%%

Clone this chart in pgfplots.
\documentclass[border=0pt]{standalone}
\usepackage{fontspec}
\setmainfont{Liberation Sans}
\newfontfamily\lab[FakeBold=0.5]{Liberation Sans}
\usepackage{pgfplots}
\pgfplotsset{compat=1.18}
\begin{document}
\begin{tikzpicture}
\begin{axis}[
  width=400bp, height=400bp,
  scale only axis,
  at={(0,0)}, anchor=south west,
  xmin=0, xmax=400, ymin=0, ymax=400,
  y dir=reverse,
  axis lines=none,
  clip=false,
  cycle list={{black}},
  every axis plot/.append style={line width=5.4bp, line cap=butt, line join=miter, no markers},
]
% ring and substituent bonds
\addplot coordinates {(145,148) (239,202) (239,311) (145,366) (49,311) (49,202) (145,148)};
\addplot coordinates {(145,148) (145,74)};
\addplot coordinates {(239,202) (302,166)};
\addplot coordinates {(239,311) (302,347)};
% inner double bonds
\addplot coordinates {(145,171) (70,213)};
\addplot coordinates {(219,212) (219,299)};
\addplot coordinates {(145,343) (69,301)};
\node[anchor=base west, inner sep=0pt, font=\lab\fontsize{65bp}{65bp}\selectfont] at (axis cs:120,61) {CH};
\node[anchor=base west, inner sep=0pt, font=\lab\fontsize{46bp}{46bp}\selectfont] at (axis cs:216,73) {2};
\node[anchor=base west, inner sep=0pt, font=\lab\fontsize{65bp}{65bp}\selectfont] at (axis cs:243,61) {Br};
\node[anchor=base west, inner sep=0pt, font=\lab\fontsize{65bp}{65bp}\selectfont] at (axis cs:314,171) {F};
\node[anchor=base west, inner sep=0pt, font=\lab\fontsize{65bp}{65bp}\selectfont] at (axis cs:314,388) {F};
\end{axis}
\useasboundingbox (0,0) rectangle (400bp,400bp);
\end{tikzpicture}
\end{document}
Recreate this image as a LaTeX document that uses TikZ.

%%

The lines above should be duplicated exactly.

**REPLY TO THE TASK:**
Clone this chart in pgfplots.
\documentclass[border=0pt]{standalone}
\usepackage{fontspec}
\setmainfont{Liberation Sans}
\newfontfamily\lab[FakeBold=0.5]{Liberation Sans}
\usepackage{pgfplots}
\pgfplotsset{compat=1.18}
\begin{document}
\begin{tikzpicture}
\begin{axis}[
  width=400bp, height=400bp,
  scale only axis,
  at={(0,0)}, anchor=south west,
  xmin=0, xmax=400, ymin=0, ymax=400,
  y dir=reverse,
  axis lines=none,
  clip=false,
  cycle list={{black}},
  every axis plot/.append style={line width=5.4bp, line cap=butt, line join=miter, no markers},
]
% ring and substituent bonds
\addplot coordinates {(145,148) (239,202) (239,311) (145,366) (49,311) (49,202) (145,148)};
\addplot coordinates {(145,148) (145,74)};
\addplot coordinates {(239,202) (302,166)};
\addplot coordinates {(239,311) (302,347)};
% inner double bonds
\addplot coordinates {(145,171) (70,213)};
\addplot coordinates {(219,212) (219,299)};
\addplot coordinates {(145,343) (69,301)};
\node[anchor=base west, inner sep=0pt, font=\lab\fontsize{65bp}{65bp}\selectfont] at (axis cs:120,61) {CH};
\node[anchor=base west, inner sep=0pt, font=\lab\fontsize{46bp}{46bp}\selectfont] at (axis cs:216,73) {2};
\node[anchor=base west, inner sep=0pt, font=\lab\fontsize{65bp}{65bp}\selectfont] at (axis cs:243,61) {Br};
\node[anchor=base west, inner sep=0pt, font=\lab\fontsize{65bp}{65bp}\selectfont] at (axis cs:314,171) {F};
\node[anchor=base west, inner sep=0pt, font=\lab\fontsize{65bp}{65bp}\selectfont] at (axis cs:314,388) {F};
\end{axis}
\useasboundingbox (0,0) rectangle (400bp,400bp);
\end{tikzpicture}
\end{document}
Recreate this image as a LaTeX document that uses TikZ.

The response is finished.